After years of investigation into nearly 13,000 UFO reports, 701 of which were never found to have even the most flimsy natural explanation, the Project was closed and the final statement issued was that "the phenomena poses no threat to national security." This was not an answer to the question but circumvention around the facts. A popular hypothesis for this is that they were quite aware of what these things were and the possibility that "deals" were in place that the common citizen was not privy to. It may not be a matter of "national security" but that still leaves the question of what it may mean to "personal security" if they are in fact alien in origin.

Other world governments have recently begun to be somewhat more forthcoming with the information they have compiled over the years about sighting made by their citizens. Beginning in 1989 the Belgian government and Air Force began an, at the time, unprecedented openness policy about the severe increase in UFO sightings happening in their country. Rather that trying to pacify the populous with pat stories of "misidentification" of mundane things, they admitted their ignorance of the cause and origins and welcomed input and information from their citizens. While a definitive conclusion was never made, the Belgian government acknowledged the phenomena and did not treat their citizens as if they were ignorant children incapable of dealing with the mystery.

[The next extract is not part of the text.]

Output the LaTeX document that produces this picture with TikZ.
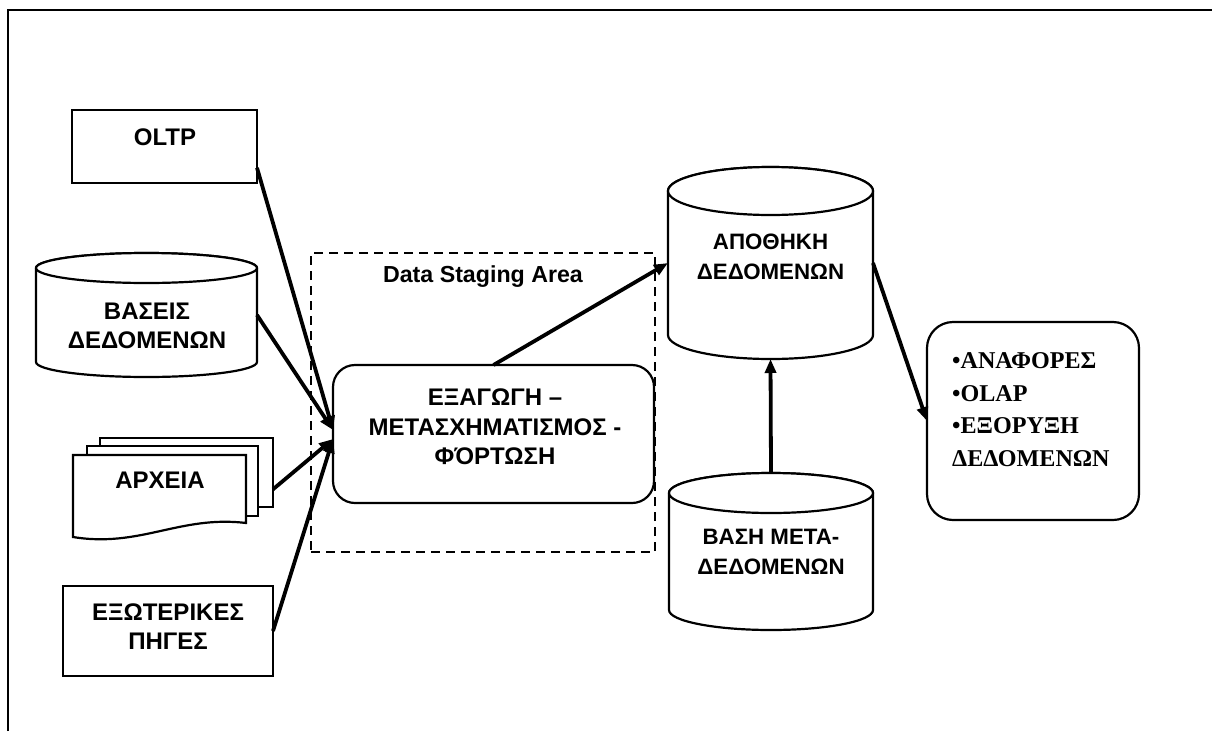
\documentclass[tikz,border=0pt]{standalone}
\usepackage{fontspec}
\setmainfont{Liberation Sans}
\newfontfamily\listfont{Liberation Serif}
\usetikzlibrary{arrows.meta,calc}

\tikzset{
  outline/.style={draw=black,line width=2.2pt,fill=white},
  shapebox/.style={outline,rectangle,inner sep=0pt,outer sep=0pt},
  cylbox/.style={rectangle,inner sep=0pt,outer sep=0pt},
  txt/.style={font=\bfseries\fontsize{24}{29.5}\selectfont,align=center,inner sep=0pt},
  txtsmall/.style={font=\bfseries\fontsize{22.3}{29.5}\selectfont,align=center,inner sep=0pt},
  listtxt/.style={font=\listfont\bfseries\fontsize{24.1}{32.5}\selectfont,align=left,inner sep=0pt},
  flow/.style={line width=3.8pt,-{Triangle[length=14pt,width=11pt]}},
}

\begin{document}
\begin{tikzpicture}[x=1pt,y=-1pt]
\useasboundingbox (0,0) rectangle (1212,731);

% frame
\draw[line width=1.8pt] (8,731) -- (8,10) -- (1212,10);

% staging area
\node[draw=black,line width=1.9pt,dash pattern=on 9pt off 6pt,rectangle,
  inner sep=0pt,minimum width=344pt,minimum height=299pt] (dsa) at (483,402.5) {};
\node[txt,font=\bfseries\fontsize{23.2}{29.5}\selectfont] (dsaT) at (483,277) {Data Staging Area};

% sources
\node[shapebox,minimum width=185pt,minimum height=73pt] (oltp) at (164.5,146.5) {};
\node[txt] (oltpT) at (165,137) {OLTP};

\node[cylbox,minimum width=221pt,minimum height=124pt] (bases) at (146.5,315) {};
\draw[outline] ($(bases.north west)+(0,15)$) -- ($(bases.south west)+(0,-15)$)
  arc[start angle=180,end angle=360,x radius=110.5pt,y radius=15pt]
  -- ($(bases.north east)+(0,15)$)
  arc[start angle=0,end angle=180,x radius=110.5pt,y radius=15pt] -- cycle;
\draw[outline] ($(bases.north)+(0,15)$) ellipse[x radius=110.5pt,y radius=15pt];
\node[txt] (basesT) at (147,326) {ΒΑΣΕΙΣ\\ΔΕΔΟΜΕΝΩΝ};

\node[shapebox,minimum width=173pt,minimum height=69pt] (archB) at (186.5,472.5) {};
\node[shapebox,minimum width=171pt,minimum height=70pt] (archM) at (172.5,481) {};
\draw[outline] (73,455) -- (246,455) -- (246,523)
  .. controls (180,515) and (140,548) .. (73,537) -- cycle;
\node[txt] (archT) at (160,480) {ΑΡΧΕΙΑ};

\node[shapebox,minimum width=210pt,minimum height=90pt] (exo) at (168,631) {};
\node[txt] (exoT) at (168,626.5) {ΕΞΩΤΕΡΙΚΕΣ\\ΠΗΓΕΣ};

% extraction / transformation / loading
\node[shapebox,rounded corners=22pt,minimum width=321pt,minimum height=138pt] (etl) at (493.5,434) {};
\node[txt] (etlT) at (495,427) {ΕΞΑΓΩΓΗ –\\ΜΕΤΑΣΧΗΜΑΤΙΣΜΟΣ -\\ΦΌΡΤΩΣΗ};

% warehouse
\node[cylbox,minimum width=205pt,minimum height=192pt] (apo) at (770.5,263) {};
\draw[outline] ($(apo.north west)+(0,24)$) -- ($(apo.south west)+(0,-24)$)
  arc[start angle=180,end angle=360,x radius=102.5pt,y radius=24pt]
  -- ($(apo.north east)+(0,24)$)
  arc[start angle=0,end angle=180,x radius=102.5pt,y radius=24pt] -- cycle;
\draw[outline] ($(apo.north)+(0,24)$) ellipse[x radius=102.5pt,y radius=24pt];
\node[txtsmall] (apoT) at (770.5,257) {ΑΠΟΘΗΚΗ\\ΔΕΔΟΜΕΝΩΝ};

% metadata
\node[cylbox,minimum width=204pt,minimum height=157pt] (meta) at (771,551.5) {};
\draw[outline] ($(meta.north west)+(0,20)$) -- ($(meta.south west)+(0,-20)$)
  arc[start angle=180,end angle=360,x radius=102pt,y radius=20pt]
  -- ($(meta.north east)+(0,20)$)
  arc[start angle=0,end angle=180,x radius=102pt,y radius=20pt] -- cycle;
\draw[outline] ($(meta.north)+(0,20)$) ellipse[x radius=102pt,y radius=20pt];
\node[txtsmall] (metaT) at (771,552) {ΒΑΣΗ ΜΕΤΑ-\\ΔΕΔΟΜΕΝΩΝ};

% applications
\node[shapebox,rounded corners=26pt,minimum width=212pt,minimum height=198pt] (res) at (1033,421) {};
\node[listtxt,anchor=west] (resT) at (952,409.5) {•ΑΝΑΦΟΡΕΣ\\•OLAP\\•ΕΞΟΡΥΞΗ\\ΔΕΔΟΜΕΝΩΝ};

% data flow
\draw[flow] (oltp.-13) -- ($(etl.west)+(0,-4)$);
\draw[flow] (bases.east) -- ($(etl.west)+(0,-4)$);
\draw[flow] (archB.-11) -- ($(etl.west)+(0,5)$);
\draw[flow] (exo.east) -- ($(etl.west)+(0,5)$);
\draw[flow] (etl.north) -- (apo.west);
\draw[flow] (meta.north) -- (apo.south);
\draw[flow] (apo.east) -- (res.west);
\end{tikzpicture}
\end{document}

May of 2008 also saw the British government and Ministry of Defense releasing thousands of pages of reports on UFO and alien sightings in their country. These reports are filled with observations from very reliable and trustworthy people including police, pilots, air traffic controllers, military personnel, and government officials themselves. It was their hope that with the release of this information, enough people could study and correlate the data to the point some idea of what is happening in our skies could be developed. We can but hope that with this new openness on the part of some of the world's governments a satisfactory answer can be gleaned before an alien craft makes a public landing and tells us what they are up to themselves.